**Aim of the exercise:**
Return the material exactly as supplied, apart from the pictures, which are omitted.
** start **
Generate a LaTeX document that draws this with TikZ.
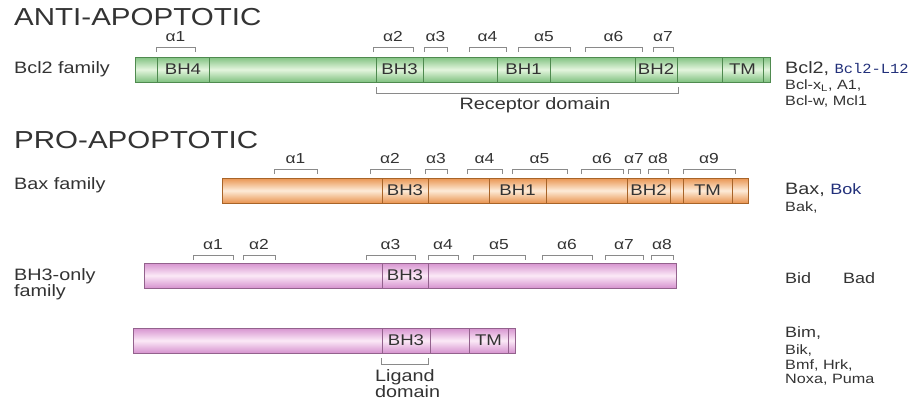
\documentclass[tikz,border=0pt]{standalone}
\usepackage{fontspec}
\setmainfont{Liberation Sans}[FakeStretch=1.2]
\newfontfamily\monof{Liberation Mono}[FakeStretch=1.1]

\definecolor{ink}{HTML}{333333}
\definecolor{navy}{HTML}{22307A}
\definecolor{brkgray}{HTML}{8A8A8A}
\definecolor{gEdge}{HTML}{80C280}
\definecolor{gLight}{HTML}{E4F5DE}
\definecolor{gLine}{HTML}{4F8A4F}
\definecolor{oEdge}{HTML}{E99450}
\definecolor{oLight}{HTML}{FDEBD8}
\definecolor{oLine}{HTML}{A86428}
\definecolor{pEdge}{HTML}{D693CF}
\definecolor{pLight}{HTML}{FBE9F7}
\definecolor{pLine}{HTML}{93628D}

\newcommand\fs[1]{\fontsize{#1}{#1}\selectfont}

% helix bracket above a bar: name, x1, x2, y of bracket, number
\newcommand\helix[5]{%
  \draw[brk] (#2,#4+5) |- (#3,#4) -- (#3,#4+5);
  \node[alab] (#1) at ({(#2+#3)/2},#4-10) {α#5};
}
% shaded protein bar: name, palette prefix, x1, x2, top y
\newcommand\protein[5]{%
  \node[protbar, top color=#2Edge, bottom color=#2Edge, middle color=#2Light,
        draw=#2Line, minimum width={#4-#3}] (#1) at ({(#3+#4)/2},#5+12.5) {};
}
% boxed domain inside a bar: name, line colour, x1, x2, centre y, text
\newcommand\domain[6]{%
  \node[dom, draw=#2, minimum width={#4-#3}] (#1) at ({(#3+#4)/2},#5) {#6};
}

\begin{document}
\begin{tikzpicture}[x=1pt, y=-1pt,
  brk/.style={draw=brkgray, line width=0.9pt},
  alab/.style={text=ink, font=\fs{14.5}, inner sep=0pt},
  protbar/.style={rectangle, line width=0.8pt, minimum height=25pt, inner sep=0pt},
  dom/.style={rectangle, line width=0.8pt, minimum height=25pt, inner sep=0pt,
              text=ink, font=\fs{15.5}},
  lab/.style={text=ink, font=\fs{16.5}, inner sep=0pt, anchor=west},
  small/.style={text=ink, font=\fs{13.5}, inner sep=0pt, anchor=west},
  title/.style={text=ink, font=\fs{24.6}, inner sep=0pt, anchor=west},
  domlab/.style={text=ink, font=\fs{16.5}, inner sep=0pt, align=left}]

\useasboundingbox (0,0) rectangle (915,402);

% ---------------- anti-apoptotic ----------------
\node[title] (anti) at (14,17) {ANTI-APOPTOTIC};
\node[lab] (fbcl) at (14,69) {Bcl2 family};

\protein{bcl}{g}{135}{770}{57}
\draw[gLine, line width=0.8pt] (157,57) -- (157,82);
\domain{bclbh4}{gLine}{157}{209}{69.5}{BH4}
\domain{bclbh3}{gLine}{376}{423}{69.5}{BH3}
\domain{bclbh1}{gLine}{497}{550}{69.5}{BH1}
\domain{bclbh2}{gLine}{635}{677}{69.5}{BH2}
\domain{bcltm}{gLine}{722}{763}{69.5}{TM}

\helix{ba1}{156}{195}{47}{1}
\helix{ba2}{373}{413}{47}{2}
\helix{ba3}{424}{447}{47}{3}
\helix{ba4}{469}{506}{47}{4}
\helix{ba5}{518}{570}{47}{5}
\helix{ba6}{585}{642}{47}{6}
\helix{ba7}{653}{673}{47}{7}

\draw[brk] (376,87) |- (678,93) -- (678,87);
\node[lab, anchor=center] (recep) at (535,105) {Receptor domain};

\node[lab] (rbcl1) at (785,69) {Bcl2, {\color{navy}\monof\fs{14}Bcl2-L12}};
\node[small] (rbcl2) at (785,86) {Bcl-x\textsubscript{L}, A1,};
\node[small] (rbcl3) at (785,101) {Bcl-w, Mcl1};

% ---------------- pro-apoptotic ----------------
\node[title] (pro) at (14,140) {PRO-APOPTOTIC};

% Bax family
\node[lab] (fbax) at (14,185) {Bax family};
\protein{bax}{o}{222}{748}{178}
\domain{baxbh3}{oLine}{382}{428}{190.5}{BH3}
\domain{baxbh1}{oLine}{489}{546}{190.5}{BH1}
\domain{baxbh2}{oLine}{627}{670}{190.5}{BH2}
\domain{baxtm}{oLine}{683}{732}{190.5}{TM}

\helix{xa1}{274}{317}{169}{1}
\helix{xa2}{370}{410}{169}{2}
\helix{xa3}{425}{447}{169}{3}
\helix{xa4}{467}{502}{169}{4}
\helix{xa5}{512}{567}{169}{5}
\helix{xa6}{581}{623}{169}{6}
\helix{xa7}{628}{640}{169}{7}
\helix{xa8}{648}{668}{169}{8}
\helix{xa9}{683}{735}{169}{9}

\node[lab] (rbax1) at (785,190) {Bax, {\color{navy}\fs{15}Bok}};
\node[small] (rbax2) at (785,207) {Bak,};

% BH3-only family, first bar
\node[lab, align=left, anchor=north west] (fbh3) at (14,268) {BH3-only\\[-0.5pt]family};
\protein{bho}{p}{144}{676}{263}
\domain{bhobh3}{pLine}{382}{428}{275.5}{BH3}

\helix{oa1}{193}{233}{255}{1}
\helix{oa2}{243}{275}{255}{2}
\helix{oa3}{366}{415}{255}{3}
\helix{oa4}{428}{458}{255}{4}
\helix{oa5}{473}{525}{255}{5}
\helix{oa6}{542}{592}{255}{6}
\helix{oa7}{605}{643}{255}{7}
\helix{oa8}{651}{673}{255}{8}

\node[lab, font=\fs{15}] (rbid) at (785,278) {Bid};
\node[lab, font=\fs{15}] (rbad) at (843,278) {Bad};

% BH3-only family, second bar
\protein{bht}{p}{133}{515}{328}
\domain{bhtbh3}{pLine}{382}{430}{340.5}{BH3}
\domain{bhttm}{pLine}{469}{508}{340.5}{TM}

\draw[brk] (381,358) |- (428,364) -- (428,358);
\node[domlab, anchor=north west] (lig) at (375,369) {Ligand\\[-0.5pt]domain};

\node[small, font=\fs{15}] (rbim) at (785,333) {Bim,};
\node[small] (rbik) at (785,350) {Bik,};
\node[small] (rbmf) at (785,365) {Bmf, Hrk,};
\node[small] (rnox) at (785,380) {Noxa, Puma};

\end{tikzpicture}
\end{document}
** end **
**Expected answer:**
Generate a LaTeX document that draws this with TikZ.
\documentclass[tikz,border=0pt]{standalone}
\usepackage{fontspec}
\setmainfont{Liberation Sans}[FakeStretch=1.2]
\newfontfamily\monof{Liberation Mono}[FakeStretch=1.1]

\definecolor{ink}{HTML}{333333}
\definecolor{navy}{HTML}{22307A}
\definecolor{brkgray}{HTML}{8A8A8A}
\definecolor{gEdge}{HTML}{80C280}
\definecolor{gLight}{HTML}{E4F5DE}
\definecolor{gLine}{HTML}{4F8A4F}
\definecolor{oEdge}{HTML}{E99450}
\definecolor{oLight}{HTML}{FDEBD8}
\definecolor{oLine}{HTML}{A86428}
\definecolor{pEdge}{HTML}{D693CF}
\definecolor{pLight}{HTML}{FBE9F7}
\definecolor{pLine}{HTML}{93628D}

\newcommand\fs[1]{\fontsize{#1}{#1}\selectfont}

% helix bracket above a bar: name, x1, x2, y of bracket, number
\newcommand\helix[5]{%
  \draw[brk] (#2,#4+5) |- (#3,#4) -- (#3,#4+5);
  \node[alab] (#1) at ({(#2+#3)/2},#4-10) {α#5};
}
% shaded protein bar: name, palette prefix, x1, x2, top y
\newcommand\protein[5]{%
  \node[protbar, top color=#2Edge, bottom color=#2Edge, middle color=#2Light,
        draw=#2Line, minimum width={#4-#3}] (#1) at ({(#3+#4)/2},#5+12.5) {};
}
% boxed domain inside a bar: name, line colour, x1, x2, centre y, text
\newcommand\domain[6]{%
  \node[dom, draw=#2, minimum width={#4-#3}] (#1) at ({(#3+#4)/2},#5) {#6};
}

\begin{document}
\begin{tikzpicture}[x=1pt, y=-1pt,
  brk/.style={draw=brkgray, line width=0.9pt},
  alab/.style={text=ink, font=\fs{14.5}, inner sep=0pt},
  protbar/.style={rectangle, line width=0.8pt, minimum height=25pt, inner sep=0pt},
  dom/.style={rectangle, line width=0.8pt, minimum height=25pt, inner sep=0pt,
              text=ink, font=\fs{15.5}},
  lab/.style={text=ink, font=\fs{16.5}, inner sep=0pt, anchor=west},
  small/.style={text=ink, font=\fs{13.5}, inner sep=0pt, anchor=west},
  title/.style={text=ink, font=\fs{24.6}, inner sep=0pt, anchor=west},
  domlab/.style={text=ink, font=\fs{16.5}, inner sep=0pt, align=left}]

\useasboundingbox (0,0) rectangle (915,402);

% ---------------- anti-apoptotic ----------------
\node[title] (anti) at (14,17) {ANTI-APOPTOTIC};
\node[lab] (fbcl) at (14,69) {Bcl2 family};

\protein{bcl}{g}{135}{770}{57}
\draw[gLine, line width=0.8pt] (157,57) -- (157,82);
\domain{bclbh4}{gLine}{157}{209}{69.5}{BH4}
\domain{bclbh3}{gLine}{376}{423}{69.5}{BH3}
\domain{bclbh1}{gLine}{497}{550}{69.5}{BH1}
\domain{bclbh2}{gLine}{635}{677}{69.5}{BH2}
\domain{bcltm}{gLine}{722}{763}{69.5}{TM}

\helix{ba1}{156}{195}{47}{1}
\helix{ba2}{373}{413}{47}{2}
\helix{ba3}{424}{447}{47}{3}
\helix{ba4}{469}{506}{47}{4}
\helix{ba5}{518}{570}{47}{5}
\helix{ba6}{585}{642}{47}{6}
\helix{ba7}{653}{673}{47}{7}

\draw[brk] (376,87) |- (678,93) -- (678,87);
\node[lab, anchor=center] (recep) at (535,105) {Receptor domain};

\node[lab] (rbcl1) at (785,69) {Bcl2, {\color{navy}\monof\fs{14}Bcl2-L12}};
\node[small] (rbcl2) at (785,86) {Bcl-x\textsubscript{L}, A1,};
\node[small] (rbcl3) at (785,101) {Bcl-w, Mcl1};

% ---------------- pro-apoptotic ----------------
\node[title] (pro) at (14,140) {PRO-APOPTOTIC};

% Bax family
\node[lab] (fbax) at (14,185) {Bax family};
\protein{bax}{o}{222}{748}{178}
\domain{baxbh3}{oLine}{382}{428}{190.5}{BH3}
\domain{baxbh1}{oLine}{489}{546}{190.5}{BH1}
\domain{baxbh2}{oLine}{627}{670}{190.5}{BH2}
\domain{baxtm}{oLine}{683}{732}{190.5}{TM}

\helix{xa1}{274}{317}{169}{1}
\helix{xa2}{370}{410}{169}{2}
\helix{xa3}{425}{447}{169}{3}
\helix{xa4}{467}{502}{169}{4}
\helix{xa5}{512}{567}{169}{5}
\helix{xa6}{581}{623}{169}{6}
\helix{xa7}{628}{640}{169}{7}
\helix{xa8}{648}{668}{169}{8}
\helix{xa9}{683}{735}{169}{9}

\node[lab] (rbax1) at (785,190) {Bax, {\color{navy}\fs{15}Bok}};
\node[small] (rbax2) at (785,207) {Bak,};

% BH3-only family, first bar
\node[lab, align=left, anchor=north west] (fbh3) at (14,268) {BH3-only\\[-0.5pt]family};
\protein{bho}{p}{144}{676}{263}
\domain{bhobh3}{pLine}{382}{428}{275.5}{BH3}

\helix{oa1}{193}{233}{255}{1}
\helix{oa2}{243}{275}{255}{2}
\helix{oa3}{366}{415}{255}{3}
\helix{oa4}{428}{458}{255}{4}
\helix{oa5}{473}{525}{255}{5}
\helix{oa6}{542}{592}{255}{6}
\helix{oa7}{605}{643}{255}{7}
\helix{oa8}{651}{673}{255}{8}

\node[lab, font=\fs{15}] (rbid) at (785,278) {Bid};
\node[lab, font=\fs{15}] (rbad) at (843,278) {Bad};

% BH3-only family, second bar
\protein{bht}{p}{133}{515}{328}
\domain{bhtbh3}{pLine}{382}{430}{340.5}{BH3}
\domain{bhttm}{pLine}{469}{508}{340.5}{TM}

\draw[brk] (381,358) |- (428,364) -- (428,358);
\node[domlab, anchor=north west] (lig) at (375,369) {Ligand\\[-0.5pt]domain};

\node[small, font=\fs{15}] (rbim) at (785,333) {Bim,};
\node[small] (rbik) at (785,350) {Bik,};
\node[small] (rbmf) at (785,365) {Bmf, Hrk,};
\node[small] (rnox) at (785,380) {Noxa, Puma};

\end{tikzpicture}
\end{document}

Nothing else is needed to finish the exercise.